The chapel is a place of great beauty, enhanced by the flowers adorning the handsome three-tier pulpit each Sunday. These flowers are arranged by June Crowther and her sister Ruth, and are given by members of the congregation in memory of loved ones. At the end of the service, they are distributed to the sick and those unable to attend the chapel because of disability or ill health.

 

At the Flower Communion service, the minister, Rev Brenda Catherall, held a dazzling sunflower, symbol of the Czech Unitarians, chosen by Capek as an element of a new communion, which those who rejected the traditional Christian service, with bread and wine, could accept. The practice spread to America, and then to Britain, where the service is a popular annual event in many congregations.

 

Those arriving for the service bring a flower, and during the final hymn these are carried among the worshippers, who choose a different bloom from the one they brought.

 

The service included some lovely hymns and music, including 'When the summer sun is shining...' to the beautiful tune of Calon Lan.
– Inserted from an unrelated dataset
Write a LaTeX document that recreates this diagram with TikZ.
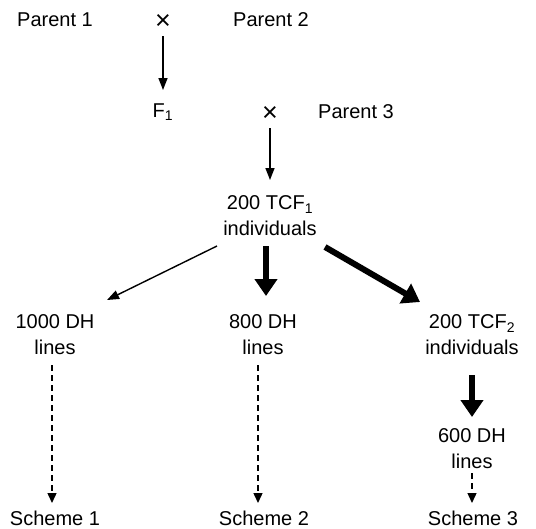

And the sun did, indeed, shine most beautifully as the congregation sang:

 

                                   When my open heart is glowing,

                                    Full of warmth for everyone,

                                    And I feel an inner beauty

                                    Which reflects the summer sun.

 

 

 

Rev Dr Norbert Capek

 

Rev Dr Norbert Capek founded the Unitarian Church in Prague in 1921. A former journalist and Baptist minister, he had become convinced that Christianity should have a distinct social message, that God was to be regarded as a parent of the human family, Jesus as an elder brother, and our task to create a new and better society for everyone.

 

He became active in the International Association for Religious Freedom, founded in 1900 by Unitarians, and at its Berlin Congress in 1910 met active Unitarians. He worked for a while in America, where he encountered Unitarian ideas, and when he returned home to the then Czechoslovakia established a new religious movement.

 

Many of his congregation were disaffected Catholics, to whom the conventional communion service was unacceptable, and this inspired Capek to create the Flower Communion, drawing his ideas from the natural beauty around him. He was a prolific hymn writer and an acclaimed orator. These very talents endangered him as the threat of Nazi invasion loomed, but he remained in Prague, accepting into membership of his church Jews who would otherwise have been rounded up by the Gestapo.

 

His wife, Maja, had left the country, but Capek and his daughter, Zora, remained and were arrested, she for listening to the BBC radio, he for that 'offence' and for high treason. Zora was sent to a labour camp, her father to Dachau concentration camp. There, he inspired other prisoners by his words and example.

 

On 12 October, 1942 he was sent to Hartheim Castle near Linz in Austria, where he died of poison gas.

 

When we celebrate our congregations and the beauty of the earth, we also remember Norbert Capek for his inspiring leadership and great courage.